Permission denied on output directories¶

If you see PermissionError: [Errno 13] Permission denied when writing to output directories:

sudo chown -R $(whoami):$(whoami) ./outputs/

HF_HOME error¶

If you see Please add a new variable: HF_HOME=/mounted/path/to/your/hf_home, ensure your local.yaml contains:

env_vars:
    - HF_HOME=/workspace

Then re-run the failing ns command.

Docker container build failures¶

If Docker containers fail to build or pull, try a clean reinstall of Nemo-Skills:

pip uninstall nemo_skills -y
pip cache purge
cd /path/to/Skills
pip install .
ns setup

What's next?¶

With Nemo-Skills, you can easily extend this pipeline in several directions:

Scale the dataset — Generate more synthetic incidents or add new fault categories to broaden coverage.
Add more tools — Extend the tool set beyond the 17 NOC tools to cover additional operational workflows.
Multi-turn reasoning — Experiment with longer reasoning chains by increasing tokens_to_generate and max_total_sequence_length.
Deploy with vLLM — Serve the fine-tuned model using the start-server pipeline for production inference.

All the commands used in this tutorial can be combined into a single Python script using the Nemo-Skills Python API, enabling end-to-end reproducibility.
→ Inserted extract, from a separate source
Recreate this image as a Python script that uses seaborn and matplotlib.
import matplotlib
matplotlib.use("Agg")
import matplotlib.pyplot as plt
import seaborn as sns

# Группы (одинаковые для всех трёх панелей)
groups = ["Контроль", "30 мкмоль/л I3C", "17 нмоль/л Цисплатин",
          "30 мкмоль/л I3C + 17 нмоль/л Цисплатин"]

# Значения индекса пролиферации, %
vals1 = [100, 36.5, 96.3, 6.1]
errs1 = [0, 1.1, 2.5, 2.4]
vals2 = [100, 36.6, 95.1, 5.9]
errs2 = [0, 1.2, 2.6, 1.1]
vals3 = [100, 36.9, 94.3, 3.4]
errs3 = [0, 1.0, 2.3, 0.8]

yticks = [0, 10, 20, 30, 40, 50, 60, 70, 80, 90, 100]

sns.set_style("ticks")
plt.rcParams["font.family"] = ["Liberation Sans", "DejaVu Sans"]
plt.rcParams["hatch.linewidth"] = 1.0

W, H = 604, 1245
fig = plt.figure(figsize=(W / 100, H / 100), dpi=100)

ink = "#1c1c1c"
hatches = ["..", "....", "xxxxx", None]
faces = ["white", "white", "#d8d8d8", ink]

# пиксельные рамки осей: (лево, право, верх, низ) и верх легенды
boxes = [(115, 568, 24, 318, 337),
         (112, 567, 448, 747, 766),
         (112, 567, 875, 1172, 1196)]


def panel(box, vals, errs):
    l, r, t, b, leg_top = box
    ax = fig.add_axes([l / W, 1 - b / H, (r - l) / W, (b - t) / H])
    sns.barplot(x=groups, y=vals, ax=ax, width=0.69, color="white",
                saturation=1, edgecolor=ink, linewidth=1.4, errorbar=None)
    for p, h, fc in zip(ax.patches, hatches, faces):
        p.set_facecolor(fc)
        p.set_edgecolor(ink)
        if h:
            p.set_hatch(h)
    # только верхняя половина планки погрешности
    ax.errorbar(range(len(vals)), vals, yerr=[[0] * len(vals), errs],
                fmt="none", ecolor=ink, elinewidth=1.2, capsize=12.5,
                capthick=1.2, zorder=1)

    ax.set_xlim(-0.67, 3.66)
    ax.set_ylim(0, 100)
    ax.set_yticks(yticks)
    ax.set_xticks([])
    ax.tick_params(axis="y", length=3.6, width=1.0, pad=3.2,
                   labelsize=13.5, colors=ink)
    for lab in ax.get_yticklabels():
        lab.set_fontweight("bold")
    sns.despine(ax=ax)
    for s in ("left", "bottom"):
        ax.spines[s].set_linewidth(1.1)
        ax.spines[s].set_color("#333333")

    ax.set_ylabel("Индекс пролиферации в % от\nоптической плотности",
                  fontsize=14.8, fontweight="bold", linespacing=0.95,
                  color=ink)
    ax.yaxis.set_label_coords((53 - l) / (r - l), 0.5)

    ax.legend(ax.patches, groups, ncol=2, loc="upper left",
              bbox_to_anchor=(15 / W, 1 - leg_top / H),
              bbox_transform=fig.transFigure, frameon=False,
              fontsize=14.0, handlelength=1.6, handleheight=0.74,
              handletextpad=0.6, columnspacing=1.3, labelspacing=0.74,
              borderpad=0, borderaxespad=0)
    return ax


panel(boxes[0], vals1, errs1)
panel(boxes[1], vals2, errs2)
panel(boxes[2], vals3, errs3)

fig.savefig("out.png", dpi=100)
With just one line change (--cluster=slurm), you can transition from local prototyping to large-scale experiments on a Slurm cluster.

This pipeline demonstrates that the same synthetic-data-generation and fine-tuning approach that works for math reasoning can be applied to real-world industrial domains like telecom network operations — teaching models not just to think, but to act.